The year was 1888. Bertha Benz, born in 1849, was 39 years old and had just learned how to drive. Her husband Karl was the eternal tinkerer, and refused to promote his invention. We are talking about the first petroleum car. Karl patented his Motorwagen in 1886. There is a general agreement that this was the ancestor of the modern cars we drive today. What I love about this story is that it was Bertha’s money that funded the design of this prototype. Other inventors of this time had attached an internal combustion engine to a horse carriage, but Karl made the first vehicle designed for an engine. He had three prototypes, and it was the third one Bertha borrowed for her now legendary trip. Think about it. There were no roads as we know them today, and no petrol stations. She had to plan her trip around towns that had apothecary (chemist) shops where she could buy ligroin, a petroleum distillate sold at the time as a solvent and cleaning product.
Karl suffered from depression, and despite the fact that he had three prototypes, being an overwhelming perfectionist, he continued to tinker with his babies, not wanting to promote them until they were absolutely perfect. Bertha was not only the money that bank-rolled Karl, but also a shrewd business woman who understood that if people got to see these cars in action, it would result in success for the fledgling Benz Company.

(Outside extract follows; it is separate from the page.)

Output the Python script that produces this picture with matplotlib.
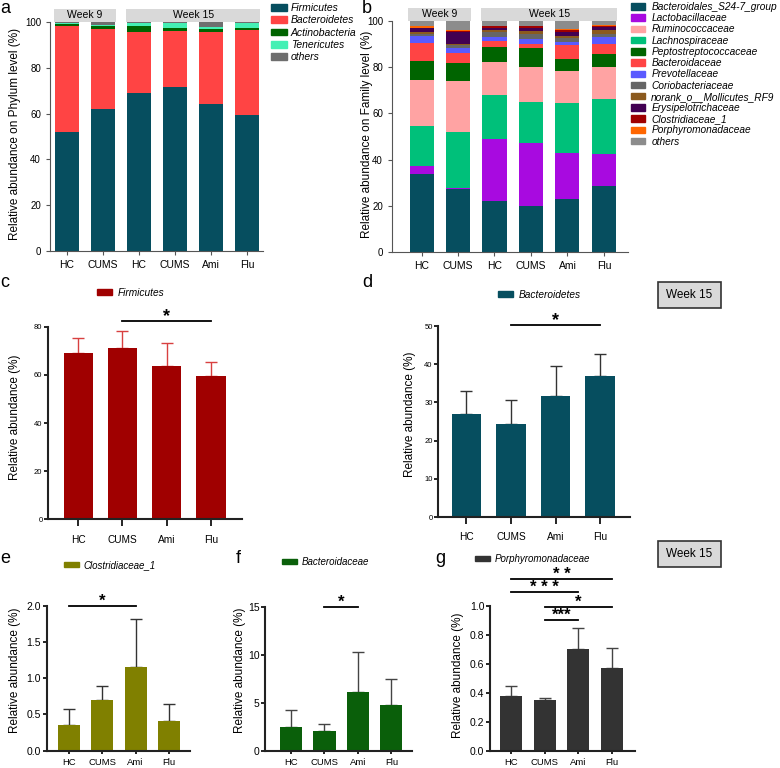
import matplotlib
matplotlib.use('Agg')
import matplotlib.pyplot as plt
from matplotlib.patches import Rectangle, Patch
import numpy as np

plt.rcParams['font.family'] = ['Liberation Sans', 'DejaVu Sans']

# ---- data ----
groups6 = ['HC', 'CUMS', 'HC', 'CUMS', 'Ami', 'Flu']
groups4 = ['HC', 'CUMS', 'Ami', 'Flu']

# phylum level (%)
phyla = ['Firmicutes', 'Bacteroidetes', 'Actinobacteria', 'Tenericutes', 'others']
firmicutes = [51.9, 62.1, 69.1, 71.4, 64.0, 59.5]
bacteroidetes = [46.2, 35.0, 26.7, 24.7, 31.8, 37.0]
actinobacteria = [0.9, 1.3, 2.6, 1.4, 1.1, 1.0]
tenericutes = [0.4, 0.3, 1.3, 2.2, 1.0, 2.2]
others_phylum = [0.6, 1.3, 0.3, 0.3, 2.1, 0.3]
phylum_colors = ['#064e5f', '#ff4444', '#006400', '#44f0b4', '#6e6e6e']

# family level (%), listed in stacking order (bottom -> top)
families = ['Bacteroidales_S24-7_group', 'Lactobacillaceae', 'Lachnospiraceae',
            'Ruminococcaceae', 'Peptostreptococcaceae', 'Bacteroidaceae',
            'Prevotellaceae', 'Coriobacteriaceae', 'norank_o__Mollicutes_RF9',
            'Erysipelotrichaceae', 'Clostridiaceae_1', 'Porphyromonadaceae', 'others']
s24_7 = [33.7, 27.3, 22.2, 20.0, 23.2, 28.6]
lactobacillaceae = [3.7, 0.5, 26.6, 27.3, 19.5, 13.8]
lachnospiraceae = [17.1, 24.1, 19.1, 17.4, 21.9, 23.8]
ruminococcaceae = [19.9, 22.2, 14.1, 15.2, 13.7, 13.9]
peptostreptococcaceae = [8.2, 7.5, 6.6, 8.2, 5.2, 5.4]
bacteroidaceae = [7.9, 4.3, 2.6, 1.7, 6.0, 4.3]
prevotellaceae = [3.0, 2.2, 1.9, 2.3, 1.3, 3.3]
coriobacteriaceae = [0.8, 1.2, 1.9, 2.0, 1.8, 1.1]
mollicutes_rf9 = [0.7, 0.5, 1.0, 1.5, 1.0, 1.8]
erysipelotrichaceae = [1.7, 5.5, 1.0, 1.4, 1.6, 1.3]
clostridiaceae_1 = [0.3, 0.3, 0.5, 0.5, 0.6, 0.4]
porphyromonadaceae = [0.7, 0.4, 0.2, 0.3, 0.6, 0.4]
others_family = [2.3, 4.0, 2.3, 2.2, 3.6, 1.9]
family_colors = ['#064e5f', '#a80ae0', '#00c07a', '#ffa3a3', '#006400', '#ff4444',
                 '#5a5aff', '#666666', '#8b5a1e', '#420052', '#a00000', '#ff6600', '#8c8c8c']
legend_order = [0, 1, 3, 2, 4, 5, 6, 7, 8, 9, 10, 11, 12]

# week 15 single taxa, mean and SD (%)
firm_mean = [68.9, 71.3, 63.8, 59.4]
firm_sd = [6.3, 6.9, 9.3, 5.8]
bact_mean = [26.9, 24.3, 31.8, 37.0]
bact_sd = [6.0, 6.2, 7.7, 5.6]
clos_mean = [0.354, 0.70, 1.15, 0.414]
clos_sd = [0.216, 0.19, 0.67, 0.23]
bacd_mean = [2.5, 2.05, 6.08, 4.76]
bacd_sd = [1.7, 0.69, 4.22, 2.74]
porph_mean = [0.377, 0.349, 0.699, 0.568]
porph_sd = [0.071, 0.012, 0.149, 0.142]

W, H = 780, 768
fig = plt.figure(figsize=(7.8, 7.68), dpi=100)


def px_axes(x0, x1, ytop, ybot):
    return fig.add_axes([x0 / W, 1 - ybot / H, (x1 - x0) / W, (ybot - ytop) / H])


def ftext(x, y, s, **kw):
    return fig.text(x / W, 1 - y / H, s, **kw)


def stacked_panel(ax, series, colors, xlim, strip_h):
    x = np.arange(6)
    bottom = np.zeros(6)
    for vals, c in zip(series, colors):
        ax.bar(x, vals, 0.66, bottom=bottom, color=c, linewidth=0)
        bottom += np.array(vals)
    ax.set_xlim(*xlim)
    ax.set_ylim(0, 100)
    ax.set_yticks([0, 20, 40, 60, 80, 100])
    ax.set_xticks(x)
    ax.set_xticklabels(groups6, fontsize=7.5)
    ax.tick_params(axis='y', labelsize=7, length=3, color='#555555')
    ax.tick_params(axis='x', length=3, color='#555555')
    for s in ['top', 'right']:
        ax.spines[s].set_visible(False)
    for s in ['left', 'bottom']:
        ax.spines[s].set_color('#555555')
    # week strips
    for lo, hi, lab in [(0, 1, 'Week 9'), (2, 5, 'Week 15')]:
        ax.add_patch(Rectangle((lo - 0.36, 100), hi - lo + 0.72, strip_h,
                               facecolor='#d9d9d9', edgecolor='none', clip_on=False))
        ax.text((lo + hi) / 2, 100 + strip_h / 2, lab, ha='center', va='center',
                fontsize=7.5, clip_on=False)


# ---- panel a ----
ax_a = px_axes(50, 263, 22, 251)
stacked_panel(ax_a, [firmicutes, bacteroidetes, actinobacteria, tenericutes,
                     others_phylum], phylum_colors, (-0.47, 5.44), 5.7)
ax_a.legend([Patch(color=c) for c in phylum_colors], phyla, loc='upper left',
            bbox_to_anchor=(271 / W, 1 - 3 / H), bbox_transform=fig.transFigure,
            frameon=False, prop={'style': 'italic', 'size': 7.5}, handlelength=1.5,
            handleheight=0.6, handletextpad=0.4, labelspacing=0.22, borderpad=0,
            borderaxespad=0)
ftext(15, 134, 'Relative abundance on Phylum level (%)', rotation=90, ha='center',
      va='center', fontsize=8.5)

# ---- panel b ----
ax_b = px_axes(392, 628, 20.7, 252.3)
fam_series = [s24_7, lactobacillaceae, lachnospiraceae, ruminococcaceae,
              peptostreptococcaceae, bacteroidaceae, prevotellaceae, coriobacteriaceae,
              mollicutes_rf9, erysipelotrichaceae, clostridiaceae_1, porphyromonadaceae,
              others_family]
stacked_panel(ax_b, fam_series, family_colors, (-0.81, 5.66), 5.6)
ax_b.legend([Patch(color=family_colors[i]) for i in legend_order],
            [families[i] for i in legend_order], loc='upper left',
            bbox_to_anchor=(631 / W, 1 - 2 / H), bbox_transform=fig.transFigure,
            frameon=False, prop={'style': 'italic', 'size': 7.3}, handlelength=1.4,
            handleheight=0.6, handletextpad=0.6, labelspacing=0.12, borderpad=0,
            borderaxespad=0)
ftext(367, 134, 'Relative abundance on Family level (%)', rotation=90, ha='center',
      va='center', fontsize=8.5)


# ---- single-taxon bar panels ----
def bar_panel(ax, mean, sd, color, ecolor, ylim, yticks, xlim, xlab_fs, ytick_fs,
              xtick_len, xtick_pad, ytick_fmt=None):
    x = np.arange(4)
    ax.bar(x, mean, 0.66, color=color, linewidth=0, zorder=2)
    ax.errorbar(x, mean, yerr=[np.zeros(4), sd], fmt='none', ecolor=ecolor,
                elinewidth=1, capsize=4, capthick=1, zorder=1)
    ax.set_xlim(*xlim)
    ax.set_ylim(*ylim)
    ax.set_yticks(yticks)
    if ytick_fmt:
        ax.set_yticklabels([ytick_fmt.format(t) for t in yticks])
    ax.set_xticks(x)
    ax.set_xticklabels(groups4, fontsize=xlab_fs)
    ax.tick_params(axis='y', labelsize=ytick_fs, length=3, width=1.2, pad=1)
    ax.tick_params(axis='x', length=xtick_len, width=1.2, pad=xtick_pad)
    for s in ['top', 'right']:
        ax.spines[s].set_visible(False)
    for s in ['left', 'bottom']:
        ax.spines[s].set_linewidth(1.5)
        ax.spines[s].set_color('#222222')


def sig(ax, i, j, y, label, fs=12):
    ax.plot([i, j], [y, y], color='black', lw=1.3, clip_on=False)
    ax.text((i + j) / 2, y, label, ha='center', va='baseline', fontsize=fs,
            fontweight='bold', clip_on=False)


def single_legend(ax, color, label, x, y, fs=7):
    ax.legend([Patch(color=color)], [label], loc='center left',
              bbox_to_anchor=(x / W, 1 - y / H), bbox_transform=fig.transFigure,
              frameon=False, prop={'style': 'italic', 'size': fs}, handlelength=1.5,
              handleheight=0.55, handletextpad=0.5, borderpad=0, borderaxespad=0)


# panel c
ax_c = px_axes(48, 241.7, 326.7, 519.3)
bar_panel(ax_c, firm_mean, firm_sd, '#a00000', '#d84040', (0, 80), [0, 20, 40, 60, 80],
          (-0.68, 3.69), 7.3, 5.5, 5, 6)
sig(ax_c, 1, 3, 82.4, '*', 13)
single_legend(ax_c, '#a00000', 'Firmicutes', 97, 293, 7.3)
ftext(15, 417, 'Relative abundance (%)', rotation=90, ha='center', va='center', fontsize=8.5)

# panel d
ax_d = px_axes(438.3, 630, 326, 517)
bar_panel(ax_d, bact_mean, bact_sd, '#064e5f', '#333333', (0, 50), [0, 10, 20, 30, 40, 50],
          (-0.63, 3.67), 7.3, 5.5, 5, 6)
sig(ax_d, 1, 3, 50.3, '*', 13)
single_legend(ax_d, '#064e5f', 'Bacteroidetes', 498, 295, 7.3)
ftext(410, 414, 'Relative abundance (%)', rotation=90, ha='center', va='center', fontsize=8.5)

# panel e
ax_e = px_axes(46.7, 190, 605.7, 750.7)
bar_panel(ax_e, clos_mean, clos_sd, '#808000', '#333333', (0, 2.0), [0, 0.5, 1.0, 1.5, 2.0],
          (-0.66, 3.63), 6.8, 7.5, 2.5, 2.5, '{:.1f}')
sig(ax_e, 0, 2, 2.0, '*', 12)
single_legend(ax_e, '#808000', 'Clostridiaceae_1', 64, 565, 7)
ftext(15, 670, 'Relative abundance (%)', rotation=90, ha='center', va='center', fontsize=8.5)

# panel f
ax_f = px_axes(265, 411.7, 606.7, 750.7)
bar_panel(ax_f, bacd_mean, bacd_sd, '#0a5f0a', '#444444', (0, 15), [0, 5, 10, 15],
          (-0.78, 3.61), 6.8, 7.5, 2.5, 2.5)
sig(ax_f, 1, 2, 15.0, '*', 12)
single_legend(ax_f, '#0a5f0a', 'Bacteroidaceae', 282, 562, 7)
ftext(240, 670, 'Relative abundance (%)', rotation=90, ha='center', va='center', fontsize=8.5)

# panel g
ax_g = px_axes(490, 635, 605.7, 750.7)
bar_panel(ax_g, porph_mean, porph_sd, '#333333', '#444444', (0, 1.0),
          [0, 0.2, 0.4, 0.6, 0.8, 1.0], (-0.63, 3.70), 6.8, 7.5, 2.5, 2.5, '{:.1f}')
sig(ax_g, 0, 3, 1.184, '* *', 12)
sig(ax_g, 0, 2, 1.092, '* * *', 12)
sig(ax_g, 1, 3, 0.993, '*', 12)
sig(ax_g, 1, 2, 0.901, '***', 12)
single_legend(ax_g, '#333333', 'Porphyromonadaceae', 475, 559, 7)
ftext(458, 675, 'Relative abundance (%)', rotation=90, ha='center', va='center', fontsize=8.5)

# week 15 boxes
for y0 in [282, 541]:
    fig.add_artist(Rectangle((658 / W, 1 - (y0 + 26) / H), 63 / W, 26 / H,
                             transform=fig.transFigure, facecolor='#d9d9d9',
                             edgecolor='#333333', linewidth=1.2))
    ftext(689.5, y0 + 13, 'Week 15', ha='center', va='center', fontsize=8.5)

# panel letters
for lab, x, y in [('a', 0, 13), ('b', 362, 13), ('c', 0, 287), ('d', 362, 287),
                  ('e', 0, 563), ('f', 236, 563), ('g', 435, 563)]:
    ftext(x, y, lab, fontsize=13, va='baseline', ha='left')

fig.savefig('out.png', dpi=100)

In a moment of blind faith, she planned her trip to visit her mother some 50 km away. She set out early in the morning and enlisted the help of her teenage sons. Before dawn, they rolled down the driveway so that Karl would not hear them, and set off for Pforzheim. In Wiesloch they stopped at a pharmacy to refuel, making this the very first petrol station. In Bruchsal Bertha had to find a blacksmith to repair a snapped drive chain. In Bauschlott she had a cobbler replace the leather on the brake shoe, making her the inventor of brake pads. Somewhere along the route, she used her hatpin to clear a clogged fuel line and insulated a short-circuited wire with material from her garter. At another point her boys and few locals pushed the car up a hill since the 2.5 horsepower engine could not make it. She arrived in Pforzheim the same day after dusk. This was lucky, as the car did not have headlights. She informed her husband of their success.
She became an immediate sensation. People lined the road on her return trip, some fascinated, others frightened by the hissing and spitting horseless carriage. But the automobile had proved itself to be safe. The rest, as they say, is history.
If Bertha had not had her “screw it, I’m doing this” moment, years later, Karl would have still been tinkering with prototype number whatever. The combustion engine with all its faults would have failed anyway and we could have been driving around in carriages pulled by unicorns.